For truck drivers, who face long, stressful, and often underpaid hours away from home, for the hundreds of millions of people who rely on the goods delivered by truck every day, and for the safety of everyone who shares the road with truck drivers, we need to finally start addressing this issue.
To do so, we need to understand the root of the problem. The core reason for America’s truck driver capacity issue is the startlingly low retention of current drivers.
So how do we start to turn the tide for trucking?

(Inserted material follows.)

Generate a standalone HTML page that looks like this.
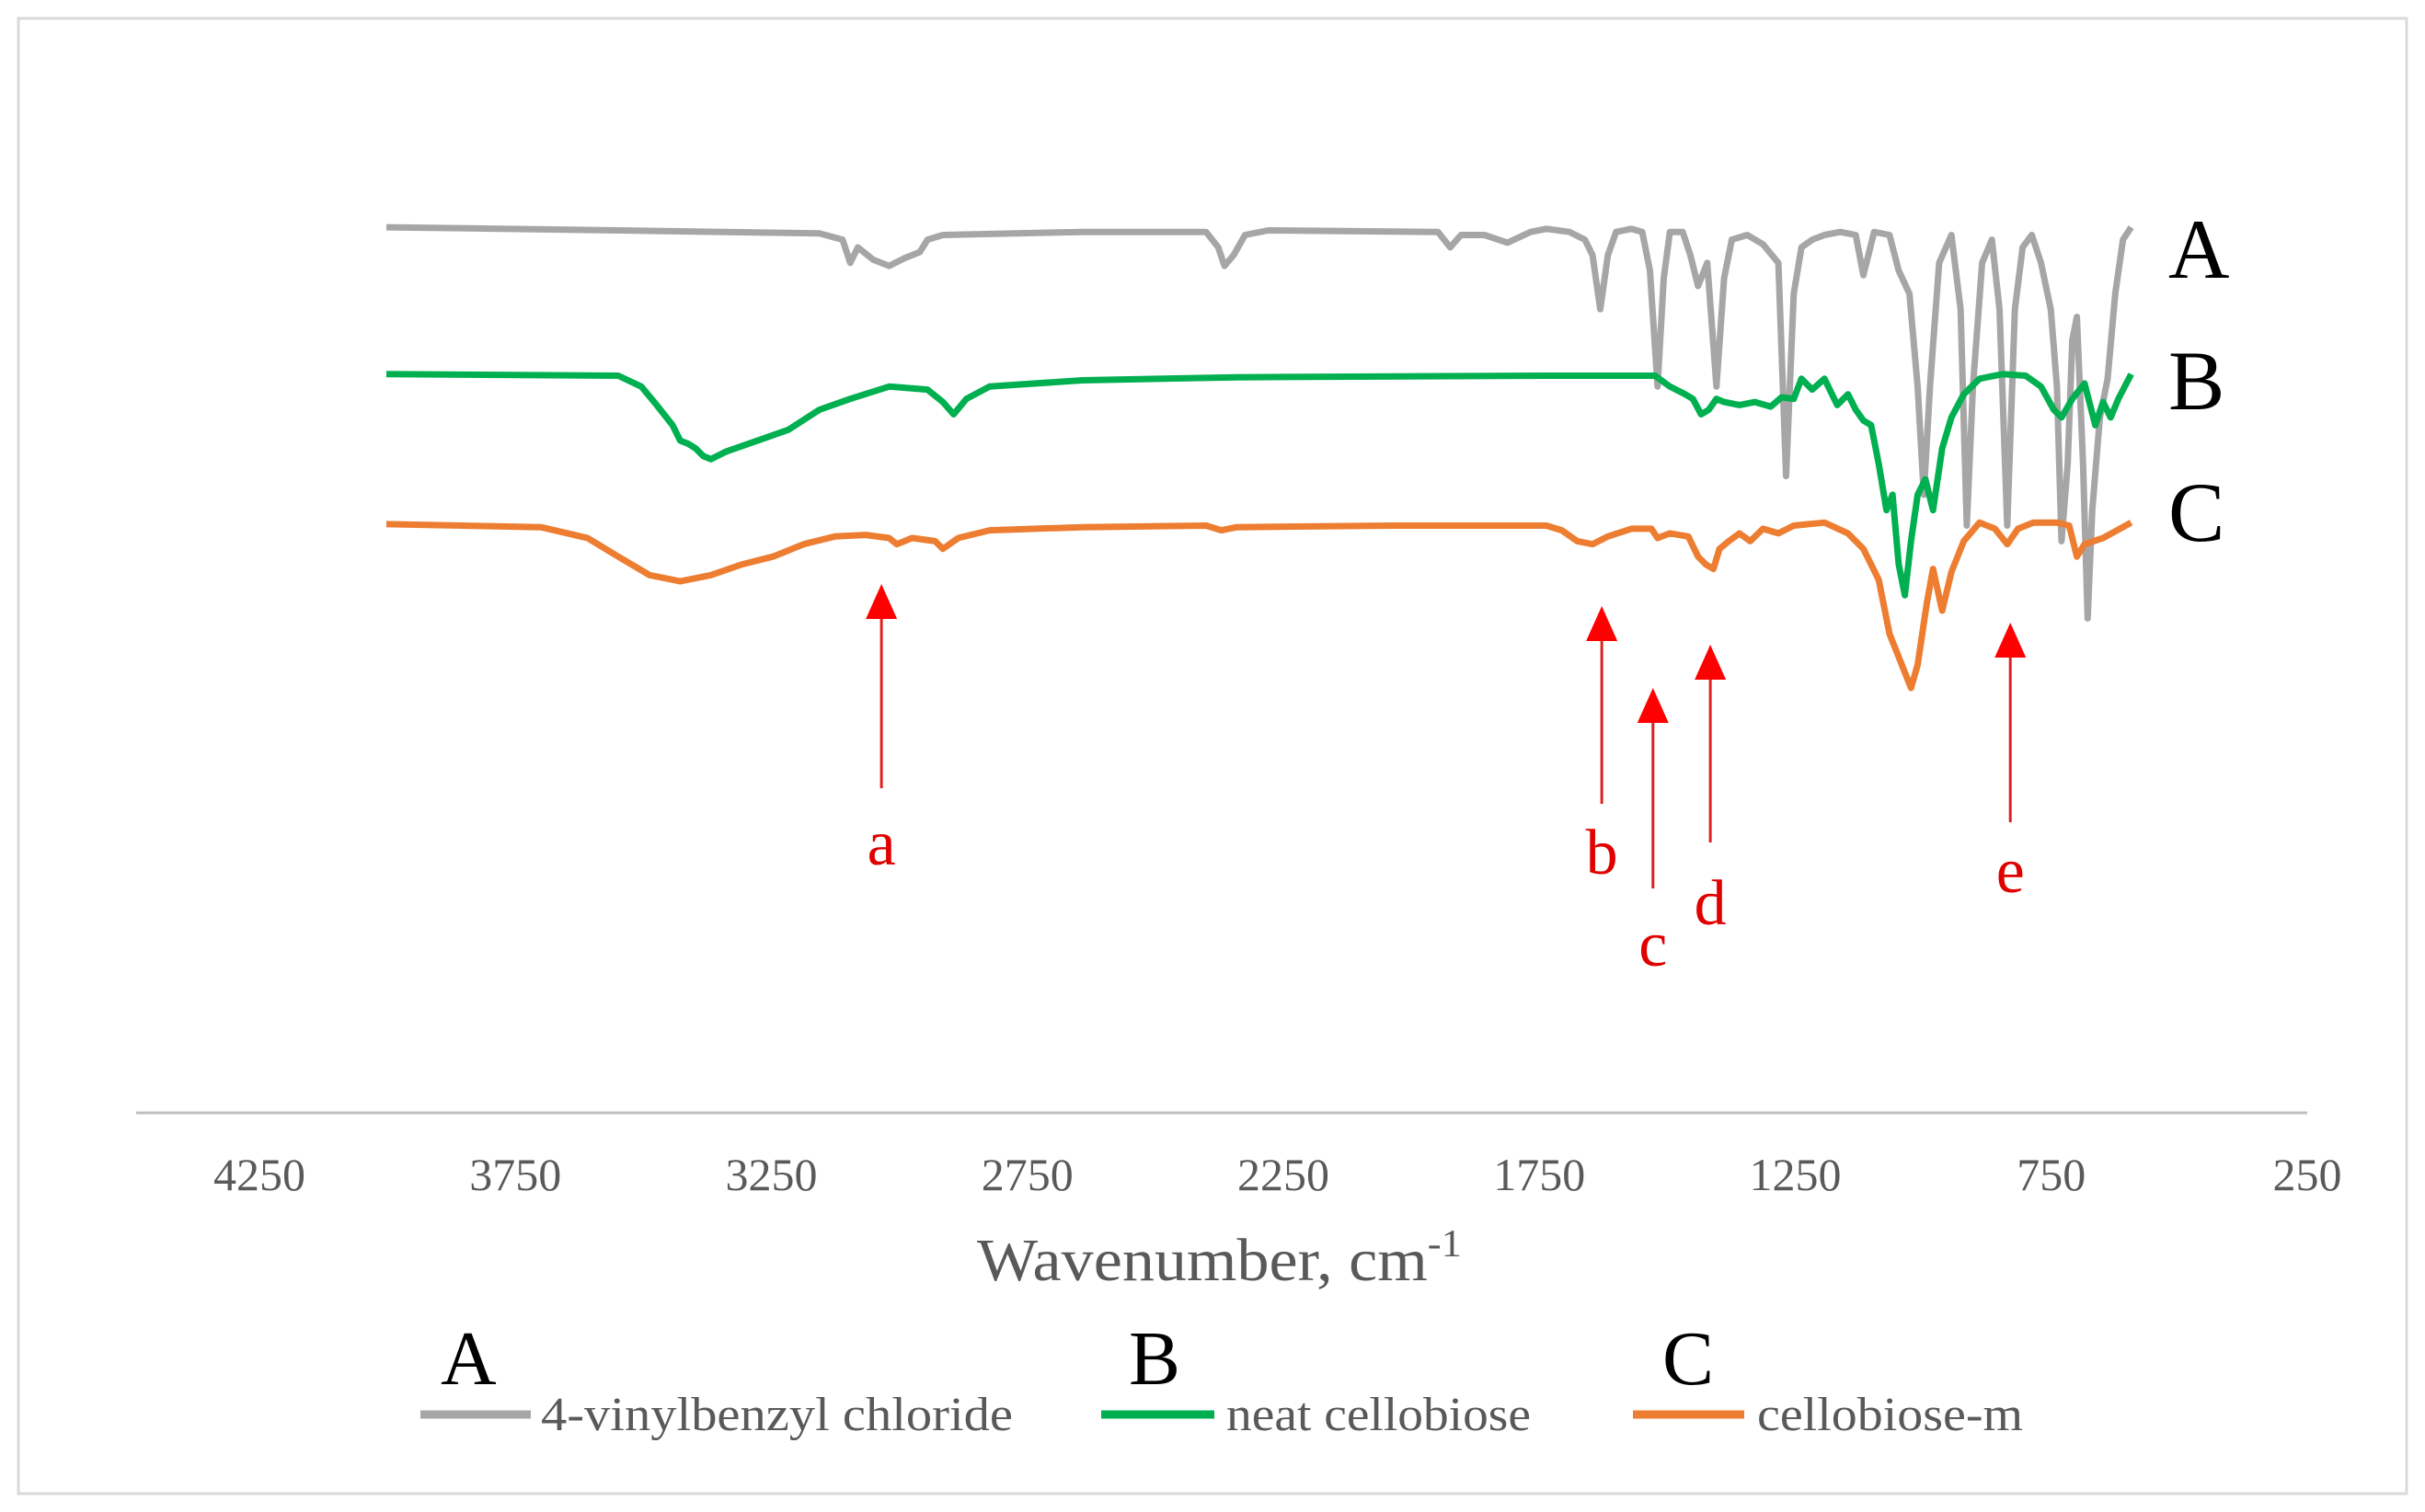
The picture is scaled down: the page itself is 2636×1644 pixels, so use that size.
<!DOCTYPE html>
<html><head><meta charset="utf-8"><style>
html,body{margin:0;padding:0;background:#fff;}
svg{display:block;}
text{font-family:"Liberation Serif",serif;}
</style></head><body>
<svg id="chart" width="2636" height="1644" viewBox="0 0 2636 1644" xmlns="http://www.w3.org/2000/svg">
<rect x="20" y="20" width="2596" height="1604" fill="#fff" stroke="#d9d9d9" stroke-width="3"/>
<line x1="148" y1="1210" x2="2508" y2="1210" stroke="#bfbfbf" stroke-width="3"/>
<g id="ticks"></g>
<text x="1062" y="1392" font-size="66" fill="#595959" textLength="527" lengthAdjust="spacingAndGlyphs">Wavenumber, cm<tspan font-size="42" dy="-26">-1</tspan></text>
<g id="series"></g>
<g id="annot"></g>
<text x="2357" y="302" font-size="92" fill="#000">A</text>
<text x="2357" y="445" font-size="92" fill="#000">B</text>
<text x="2357" y="588" font-size="92" fill="#000">C</text>
<g>
 <g>
  <text x="479" y="1505" font-size="84" fill="#000">A</text>
  <line x1="457" y1="1538" x2="577" y2="1538" stroke="#a6a6a6" stroke-width="9"/>
  <text x="588" y="1555" font-size="52" fill="#595959" textLength="513" lengthAdjust="spacingAndGlyphs">4-vinylbenzyl chloride</text>
 </g>
 <g>
  <text x="1227" y="1505" font-size="84" fill="#000">B</text>
  <line x1="1197" y1="1538" x2="1320" y2="1538" stroke="#00b050" stroke-width="9"/>
  <text x="1333" y="1555" font-size="52" fill="#595959" textLength="331" lengthAdjust="spacingAndGlyphs">neat cellobiose</text>
 </g>
 <g>
  <text x="1807" y="1505" font-size="84" fill="#000">C</text>
  <line x1="1775" y1="1538" x2="1896" y2="1538" stroke="#ed7d31" stroke-width="9"/>
  <text x="1910" y="1555" font-size="52" fill="#595959" textLength="289" lengthAdjust="spacingAndGlyphs">cellobiose-m</text>
 </g>
</g>
</svg>
<script>
const tickLabels = [4250,3750,3250,2750,2250,1750,1250,750,250];
const seriesNames = ['4-vinylbenzyl chloride','neat cellobiose','cellobiose-m'];
const waveA = [4002,3549,3156,3111,3096,3081,3051,3020,2990,2960,2945,2915,2643,2401,2377,2365,2347,2325,2280,1948,1924,1903,1857,1812,1767,1736,1691,1661,1646,1631,1616,1600,1570,1549,1534,1519,1507,1495,1470,1455,1440,1422,1404,1389,1374,1344,1313,1283,1268,1253,1238,1217,1193,1162,1132,1117,1096,1066,1048,1027,1011,999,987,969,945,927,915,903,885,866,851,836,821,806,788,770,751,739,730,718,709,700,688,679,670,655,640,625,610,594];
const depthA = [147,149,151,155,170,160,168,172,167,163,155,152,150,150,160,172,165,152,149,150,160,152,152,157,150,148,150,155,165,200,165,150,148,150,175,250,180,150,150,165,185,170,250,180,155,152,158,170,308,190,160,155,152,150,152,178,150,152,175,190,250,320,250,170,152,200,340,250,170,155,200,340,200,160,152,170,200,250,350,300,220,205,300,400,330,270,245,190,155,147];
const waveB = [4002,3549,3504,3474,3443,3428,3413,3398,3383,3368,3338,3277,3217,3156,3096,3020,2945,2915,2894,2869,2824,2643,2341,1736,1524,1495,1465,1450,1434,1419,1404,1389,1359,1329,1298,1277,1253,1238,1217,1193,1168,1147,1132,1117,1102,1087,1072,1060,1048,1036,1024,1011,996,981,963,945,921,890,845,800,770,745,730,709,685,664,649,634,619,594];
const depthB = [242,243,250,262,275,285,287,290,295,297,292,285,278,265,258,250,252,260,268,258,250,246,244,243,243,250,255,258,268,265,258,260,262,260,263,257,258,245,252,245,262,255,265,272,275,300,330,320,365,385,350,320,310,330,290,270,255,245,242,243,250,265,270,258,248,275,260,270,258,242];
const waveC = [4002,3700,3609,3549,3488,3428,3368,3307,3247,3187,3126,3066,3020,3005,2975,2930,2915,2885,2824,2643,2401,2371,2341,2038,1736,1706,1676,1646,1616,1570,1531,1519,1495,1459,1440,1425,1410,1398,1380,1359,1338,1313,1283,1253,1193,1147,1117,1087,1066,1042,1024,1011,993,981,963,945,921,890,860,836,815,785,739,715,700,685,649,594];
const depthC = [339,341,348,360,372,376,372,365,360,352,347,346,348,352,348,350,355,348,343,341,340,343,341,340,340,343,350,352,347,342,342,348,345,347,360,365,368,355,350,345,350,342,345,340,338,345,355,375,410,430,445,430,390,368,395,370,350,338,342,352,342,338,338,340,360,352,348,338];
const arrowWaves = [3035,1628,1528,1416,830];
const arrowLabels = ['a','b','c','d','e'];

function xScale(w){ return 282 + (4250 - w) / 4000 * 2226; }
function yScale(d){ return d * 1.681; }
const NS = 'http://www.w3.org/2000/svg';

const tg = document.getElementById('ticks');
tickLabels.forEach(t => {
  const el = document.createElementNS(NS,'text');
  
  
  el.setAttribute('x', xScale(t));
  el.setAttribute('y', 1294);
  el.setAttribute('font-size', 50);
  el.setAttribute('fill', '#595959');
  el.setAttribute('text-anchor', 'middle');
  el.textContent = t;
  tg.appendChild(el);
});

const sg = document.getElementById('series');
[[waveA,depthA,'#a6a6a6','series-a-line'],[waveB,depthB,'#00b050','series-b-line'],[waveC,depthC,'#ed7d31','series-c-line']].forEach(s => {
  const p = document.createElementNS(NS,'polyline');
  
  
  p.setAttribute('points', s[0].map((w,i) => xScale(w).toFixed(1)+','+yScale(s[1][i]).toFixed(1)).join(' '));
  p.setAttribute('fill','none');
  p.setAttribute('stroke', s[2]);
  p.setAttribute('stroke-width', 7);
  p.setAttribute('stroke-linejoin','round');
  sg.appendChild(p);
});

const ag = document.getElementById('annot');
const tipY = [635,659,748,701,677];
const baseY = [857,874,966,916,894];
const labelY = [940,950,1050,1005,970];
arrowWaves.forEach((w,i) => {
  const x = xScale(w);
  const ln = document.createElementNS(NS,'line');
  
  
  ln.setAttribute('x1', x); ln.setAttribute('x2', x);
  ln.setAttribute('y1', tipY[i] + 30); ln.setAttribute('y2', baseY[i]);
  ln.setAttribute('stroke', '#e02020'); ln.setAttribute('stroke-width', 3);
  ag.appendChild(ln);
  const tri = document.createElementNS(NS,'polygon');
  
  
  tri.setAttribute('points', x+','+tipY[i]+' '+(x-17)+','+(tipY[i]+38)+' '+(x+17)+','+(tipY[i]+38));
  tri.setAttribute('fill', '#ff0000');
  ag.appendChild(tri);
  const t = document.createElementNS(NS,'text');
  
  
  t.setAttribute('x', x); t.setAttribute('y', labelY[i]);
  t.setAttribute('font-size', 70); t.setAttribute('fill', '#e00000');
  t.setAttribute('text-anchor', 'middle');
  t.textContent = arrowLabels[i];
  ag.appendChild(t);
});
</script>
</body></html>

Earlier this month, as part of President Biden’s Supply Chain Disruption Task Force, we hosted a convening with truck drivers, businesses, labor representatives, advocates, and academics. We discussed a number of ways to increase retention, focused on paying drivers by the hour (rather than the mile) so they’re not incentivized to speed and they’re not penalized for delays they can’t control. We also discussed better training and debt-free routes into the career, changes that empower women and people of color to safely and successfully enter the field, more flexible hours and opportunities, and technologies that improve safety and minimize time away from home. Some of these changes mean altering long-standing business practices, others involve modernization, and in either case our Departments are committed to helping.
We are glad that people are joining the industry — we just need to improve conditions and raise wages so they stay. Until then, we are dealing with a bucket so leaky that simply turning up the faucet cannot solve the problem.
As one strategy to boost retention, we are working together to expand Registered Apprenticeships in the trucking industry. Apprenticeships offer workers high-quality, paid on-the-job training. They’ve been shown to improve job retention across industries.
We’ve also heard questions about whether it’s worth investing energy in this industry, with automated vehicles coming down the road. We think it is. Our efforts on training and apprenticeships will help drivers succeed in the industry today and be poised to adapt in the hybrid industry of the future. The nature of trucking may change, but it will remain a good profession if we help shape the labor protections and training pathways now.
Truck drivers, like doctors and nurses, are essential workers and we need to start treating them that way. We want to help turn hard jobs into challenging and meaningful careers that secure truck drivers a place in the middle class. And making truck driving safer will save lives on our roads.
Just as the truck driver retention problem built up over decades, solving it will be a years- or decades-long effort. But as President Biden says, there is nothing Americans can’t do when we do it together.